Montag, Mai 06, 2024
Am Ende des Dämmstofflebens
Foto: Thinkstock

Entsorgung und Recycling sind zwei zentrale Themen der Dämmstoffindustrie. Während die Polystyrol-Fraktion über eine neue Technologie zum Recycling von Alt-Styropor jubelt, kämpft die Mineralwolleindustrie gegen die ungerechtfertige Gleichsetzung mit asbesthaltigen Abfälle in der Entsorgung.

In Montreal hat das Technologie-Startup Polystyvert die weltweit erste Anlage für eine lösemittelbasierte Aufbereitung von expandiertem Polystyrol/Styropor (EPS), extrudiertem Polystyrol (XPS) und kompaktem Polystyrol (PS) eröffnet. Das von Polystyvert entwickelte Verfahren ist in der Lage, Verunreinigungen, aber auch Farben, Gerüche, Graphit und vor allem HBCD aus dem Alt-Styropor zu entfernen. 2019 wird in den Niederlanden eine technologisch vergleichbare Demonstrationsanlage in Betrieb gehen. Der dort eingesetzte Recyclingprozess basiert auf dem von Fraunhofer entwickelten CreaSolv-Verfahren, bei dem zunächst Polystyrol aus EPS- und XPS-Abfällen mit einem selektiven Lösungsmittel unter Erhaltung der Polymerkette getrennt wird.

Mineralische Verunreinigungen wie Reste von Putz oder Klebespachtel werden durch Filterung entfernt.  Die getrockneten, kristallisierten Polymere fließen schließlich wieder in die Produktion von neuem PS-Schaum ein. Rund 99,7 % des POP-Stoffes HBCD können bei diesem Prozess entfernt werden. Gleichzeitig wird das im HBCD enthaltene wertvolle Brom recycelt und wiederverwertet. Auch für die Trennung von Verbundmaterialien stehen bereits erste Techniken zur Verfügung. So kommt z.B. »Powerbrush« bei der Trennung von Flachdachplatten und Bitumenbahnen zur Anwendung.

»Damit ist ein zu 100 % geschlossener Stoffkreislauf für die Styropor-Wirtschaft Realität«, fasst Clemens Demacsek, Geschäftsführer der Güteschutzgemeinschaft Polystyrol-Hartschaum GPH, die aktuellen Entwicklungen zusammen.

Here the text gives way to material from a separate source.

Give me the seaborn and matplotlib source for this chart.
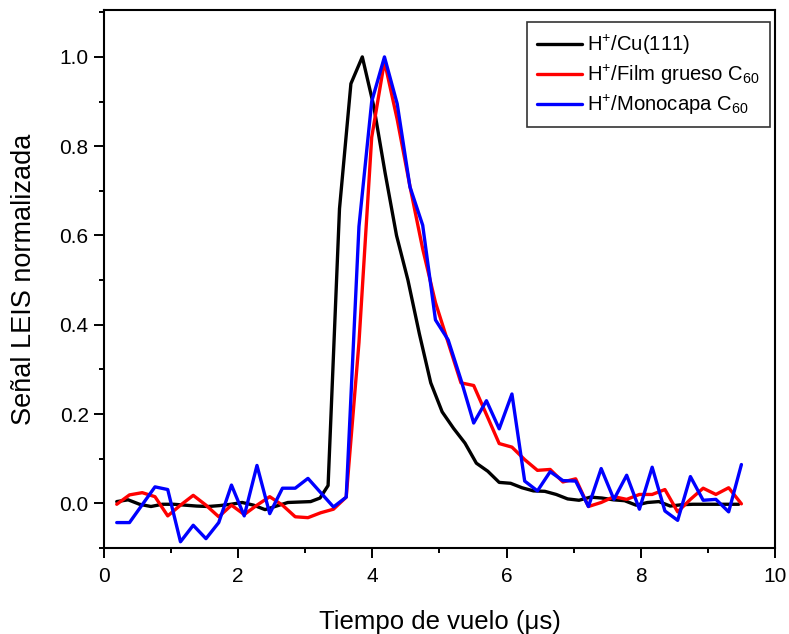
import numpy as np
import pandas as pd
import matplotlib
matplotlib.use("Agg")
import matplotlib.pyplot as plt
import seaborn as sns
from matplotlib.ticker import MultipleLocator

# ---------------- data ----------------
x_cu = [0.19, 0.36, 0.53, 0.70, 0.87, 1.04, 1.21, 1.38, 1.55, 1.72, 1.89, 2.06,
        2.23, 2.40, 2.57, 2.74, 2.91, 3.08, 3.22, 3.34, 3.51, 3.68, 3.85, 4.02,
        4.19, 4.36, 4.53, 4.70, 4.87, 5.04, 5.21, 5.38, 5.55, 5.72, 5.89, 6.06,
        6.23, 6.40, 6.57, 6.74, 6.91, 7.08, 7.25, 7.42, 7.59, 7.76, 7.93, 8.10,
        8.27, 8.44, 8.61, 8.78, 8.95, 9.12, 9.29, 9.46]
y_cu = [0.004, 0.008, -0.002, -0.007, -0.002, -0.002, -0.004, -0.006, -0.007, -0.005,
        -0.002, 0.002, -0.004, -0.014, -0.006, 0.002, 0.003, 0.004, 0.012, 0.040,
        0.660, 0.940, 1.000, 0.890, 0.740, 0.600, 0.500, 0.380, 0.270, 0.205,
        0.168, 0.135, 0.090, 0.072, 0.047, 0.045, 0.035, 0.028, 0.027, 0.020,
        0.010, 0.007, 0.014, 0.012, 0.008, 0.006, -0.004, 0.002, 0.004, -0.006,
        -0.003, -0.002, -0.002, -0.002, -0.002, -0.002]

x_c60 = [0.19, 0.38, 0.57, 0.76, 0.95, 1.14, 1.33, 1.52, 1.71, 1.90, 2.09, 2.28,
         2.47, 2.66, 2.85, 3.04, 3.23, 3.42, 3.61, 3.80, 3.99, 4.18, 4.37, 4.56,
         4.75, 4.94, 5.13, 5.32, 5.51, 5.70, 5.89, 6.08, 6.27, 6.46, 6.65, 6.84,
         7.03, 7.22, 7.41, 7.60, 7.79, 7.98, 8.17, 8.36, 8.55, 8.74, 8.93, 9.12,
         9.31, 9.50]
y_film = [-0.002, 0.019, 0.024, 0.015, -0.028, -0.004, 0.018, -0.004, -0.030, -0.004,
          -0.025, -0.004, 0.015, -0.004, -0.030, -0.032, -0.021, -0.013, 0.014, 0.360,
          0.820, 0.990, 0.860, 0.710, 0.570, 0.450, 0.360, 0.270, 0.264, 0.199,
          0.134, 0.126, 0.098, 0.074, 0.076, 0.048, 0.055, -0.007, 0.002, 0.015,
          0.009, 0.020, 0.020, 0.031, -0.019, 0.009, 0.034, 0.020, 0.035, -0.001]
y_mono = [-0.043, -0.043, -0.003, 0.037, 0.031, -0.086, -0.049, -0.079, -0.043, 0.041,
          -0.028, 0.085, -0.023, 0.034, 0.034, 0.056, 0.024, -0.008, 0.014, 0.620,
          0.900, 1.000, 0.895, 0.709, 0.623, 0.411, 0.366, 0.277, 0.180, 0.230,
          0.167, 0.245, 0.050, 0.028, 0.071, 0.051, 0.050, -0.007, 0.078, 0.009,
          0.063, -0.013, 0.081, -0.017, -0.038, 0.060, 0.007, 0.009, -0.019, 0.087]

labels = [r"H$^{+}$/Cu(111)", r"H$^{+}$/Film grueso C$_{60}$", r"H$^{+}$/Monocapa C$_{60}$"]
colors = ["#000000", "#FF0000", "#0000FF"]
x_ticks = [0, 2, 4, 6, 8, 10]
y_ticks = [0.0, 0.2, 0.4, 0.6, 0.8, 1.0]

# ---------------- style ----------------
sns.set_style("ticks")
plt.rcParams["font.family"] = ["Liberation Sans", "DejaVu Sans"]
plt.rcParams["mathtext.fontset"] = "custom"
plt.rcParams["mathtext.rm"] = "Liberation Sans"
plt.rcParams["mathtext.it"] = "Liberation Sans:italic"
plt.rcParams["mathtext.bf"] = "Liberation Sans:bold"
plt.rcParams["text.color"] = "black"
plt.rcParams["axes.labelcolor"] = "black"
plt.rcParams["xtick.color"] = "black"
plt.rcParams["ytick.color"] = "black"

fig = plt.figure(figsize=(7.89, 6.34), dpi=100)
ax = fig.add_axes([0.1318, 0.1356, 0.8504, 0.8486])

df = pd.concat([
    pd.DataFrame({"x": x_cu, "y": y_cu, "s": labels[0]}),
    pd.DataFrame({"x": x_c60, "y": y_film, "s": labels[1]}),
    pd.DataFrame({"x": x_c60, "y": y_mono, "s": labels[2]}),
], ignore_index=True)

sns.lineplot(data=df, x="x", y="y", hue="s", palette=colors, hue_order=labels,
             sort=False, estimator=None, linewidth=2.4, ax=ax)

ax.set_xlim(0, 10)
ax.set_ylim(-0.1, 1.105)
ax.set_xticks(x_ticks)
ax.set_xticklabels([f"{v:g}" for v in x_ticks])
ax.set_yticks(y_ticks)
ax.set_yticklabels([f"{v:.1f}" for v in y_ticks])
ax.xaxis.set_minor_locator(MultipleLocator(1))
ax.yaxis.set_minor_locator(MultipleLocator(0.1))
ax.tick_params(which="major", direction="out", length=7, width=1.4, labelsize=15,
               top=False, right=False, colors="black")
ax.tick_params(axis="x", which="major", pad=7)
ax.tick_params(axis="y", which="major", pad=4)
ax.tick_params(which="minor", direction="out", length=3.5, width=1.4, top=False,
               right=False, colors="black")
for sp in ax.spines.values():
    sp.set_linewidth(1.5)
    sp.set_color("black")

ax.set_xlabel("Tiempo de vuelo (μs)", fontsize=18.5, labelpad=17, color="black")
ax.set_ylabel("Señal LEIS normalizada", fontsize=19.5, labelpad=16, color="black")

leg = ax.legend(loc="upper right", bbox_to_anchor=(0.9925, 0.9768), borderaxespad=0,
                fontsize=14.6, frameon=True, fancybox=False, edgecolor="black",
                handlelength=2.2, handletextpad=0.25, labelspacing=0.3, borderpad=0.5)
leg.get_frame().set_linewidth(1.2)
for line in leg.get_lines():
    line.set_linewidth(2.4)
for t in leg.get_texts():
    t.set_color("black")

fig.savefig("out.png", dpi=100)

Mineralwolle ist kein Asbest

Mit ganz anderen Problemen müssen sich die Hersteller von Glas- und Steinwolledämmstoffen herumschlagen. Mit der geplanten Novelle des Abfallverzeichnisses erhalten Mineralwolleabfälle dieselbe Abfallschlüsselnummer wie asbesthaltige Abfälle. Dadurch würde die fachgerechte Entsorgung deutlich höhere Kosten verursachen, die bis zum 14-Fachen der früheren Preise liegen. Wissenschaftlich gestützt ist die neue Klassifizierung der Mineralwolle laut Roland Pomberger, Leiter des Lehrstuhls für Abfallverwertungstechnik an der Montanuniversität Leoben, nicht: »Dafür existiert aus wissenschaftlicher Sicht keine Veranlassung. Die Annahme, Mineralwolleabfälle seien hochgefährlich, ist falsch und wissenschaftlich widerlegt. Mineralwolleabfälle sind nicht gefährlicher als die meisten anderen Bestandteile von Bauabfällen.« Zu diesem Schluss ist auch eine Studie der Internationalen Agentur für Krebsforschung im Jahr 2001 gekommen.

Udo Klamminger, Vorstandsvorsitzender der Fachvereinigung Mineralwolleindustrie (FMI), befürchtet durch die Kostensteigerungen einen Sanierungsstopp oder gar einen Sanierungsstau und fordert deshalb eine eigene Abfallschlüsselnummer für Mineralwolleabfälle für eine praktische und fachgerechte Entsorgung.